Golfing with the wolf: familiarity with danger

The poem’s funniest image is also its darkest: professionals go out and golf / With the big bad wolf / In the most familiar way. The wolf suggests predation and fear—what most people would run from—yet these men treat it like a buddy on the course. The joke lands because it implies a troubling intimacy: they aren’t merely protected from crisis; they’re at ease with it. If the wolf stands for hardship, litigation, illness, or death, then the professionals’ comfort reads like complicity. Their world is one where danger is socialized, domesticated, made profitable.

The turn: from social satire to personal regret

The poem pivots sharply at Oh, would my parents long ago / Had memorized this motto!. Suddenly the speaker stops sounding like a general commentator and becomes someone counting what he lacks. The fantasy of buying A Rolls or an Isotto (luxury cars dropped in almost casually) reveals that the satire is fueled by envy as well as moral critique. This is the poem’s key tension: the speaker condemns professional profiteering, yet he also wants the comfort it buys. His punchline—I am no professional man—is both self-mockery and resignation, as if he’s been sorted into the wrong economic category.

A hard question hidden under the rhyme

If professionals get theirs regardless of what happens, what does the poem imply about everyone else’s suffering? The line Their income springs from human errors doesn’t only accuse; it suggests a system in which pain and mistake are quietly necessary inputs.
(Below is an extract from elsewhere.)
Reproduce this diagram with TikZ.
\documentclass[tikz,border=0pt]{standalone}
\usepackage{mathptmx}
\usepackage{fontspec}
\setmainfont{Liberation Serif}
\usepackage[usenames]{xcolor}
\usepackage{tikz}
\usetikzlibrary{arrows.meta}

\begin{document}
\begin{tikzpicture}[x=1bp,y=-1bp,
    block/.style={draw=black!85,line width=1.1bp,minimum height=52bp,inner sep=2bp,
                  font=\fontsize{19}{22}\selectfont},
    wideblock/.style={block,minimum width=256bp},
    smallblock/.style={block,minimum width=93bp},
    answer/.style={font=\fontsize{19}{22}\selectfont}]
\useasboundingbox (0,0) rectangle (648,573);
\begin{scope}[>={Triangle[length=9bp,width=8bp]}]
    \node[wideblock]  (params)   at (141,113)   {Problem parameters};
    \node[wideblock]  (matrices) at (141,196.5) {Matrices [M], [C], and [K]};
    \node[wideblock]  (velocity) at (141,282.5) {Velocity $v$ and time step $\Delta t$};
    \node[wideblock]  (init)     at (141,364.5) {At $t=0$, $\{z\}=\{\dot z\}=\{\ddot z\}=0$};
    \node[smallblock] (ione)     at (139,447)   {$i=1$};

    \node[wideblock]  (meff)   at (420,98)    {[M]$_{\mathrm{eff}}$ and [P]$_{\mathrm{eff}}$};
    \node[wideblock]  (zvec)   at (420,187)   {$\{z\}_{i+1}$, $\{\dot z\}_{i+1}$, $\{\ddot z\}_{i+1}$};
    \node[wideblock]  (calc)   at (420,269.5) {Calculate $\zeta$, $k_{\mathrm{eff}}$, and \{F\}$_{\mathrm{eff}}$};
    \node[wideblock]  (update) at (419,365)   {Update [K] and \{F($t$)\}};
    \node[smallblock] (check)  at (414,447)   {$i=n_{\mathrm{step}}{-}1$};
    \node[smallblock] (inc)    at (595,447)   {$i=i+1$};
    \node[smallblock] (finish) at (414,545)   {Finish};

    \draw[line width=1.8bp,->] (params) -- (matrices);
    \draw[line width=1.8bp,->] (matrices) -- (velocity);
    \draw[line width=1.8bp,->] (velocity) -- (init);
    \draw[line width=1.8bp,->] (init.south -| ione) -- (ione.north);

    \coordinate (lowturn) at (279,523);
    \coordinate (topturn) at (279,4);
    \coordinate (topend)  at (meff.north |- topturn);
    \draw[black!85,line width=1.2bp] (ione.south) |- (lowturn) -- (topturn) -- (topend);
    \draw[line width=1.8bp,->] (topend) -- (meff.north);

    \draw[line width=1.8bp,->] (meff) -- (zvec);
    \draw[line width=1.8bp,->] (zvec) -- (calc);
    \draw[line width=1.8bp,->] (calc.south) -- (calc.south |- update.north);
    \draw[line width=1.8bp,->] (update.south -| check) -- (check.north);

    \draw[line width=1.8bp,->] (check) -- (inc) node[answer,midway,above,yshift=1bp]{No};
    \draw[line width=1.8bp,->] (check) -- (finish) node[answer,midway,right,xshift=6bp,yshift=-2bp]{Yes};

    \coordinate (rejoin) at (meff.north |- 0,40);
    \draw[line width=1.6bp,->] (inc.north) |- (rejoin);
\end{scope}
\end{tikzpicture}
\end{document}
The speaker laughs, but the logic is unsettling: the more complicated and fragile human life is, the more dependable the professional’s paycheck becomes.

’29 and today: the punchline that won’t go away

The final return to the refrain, capped with They were doing fine / In '29, widens the complaint to economic history and makes it stick. By pointing to 1929—the crash—Nash implies that even catastrophe doesn’t touch these figures in the same way. The poem ends where it began, repeating the “When” chant, and that circularity feels like the point: the speaker can’t argue his way out of the system, only repeat his grievance. The tone stays bright, but the aftertaste is a bitter recognition that certain jobs are insulated not by virtue, but by inevitability.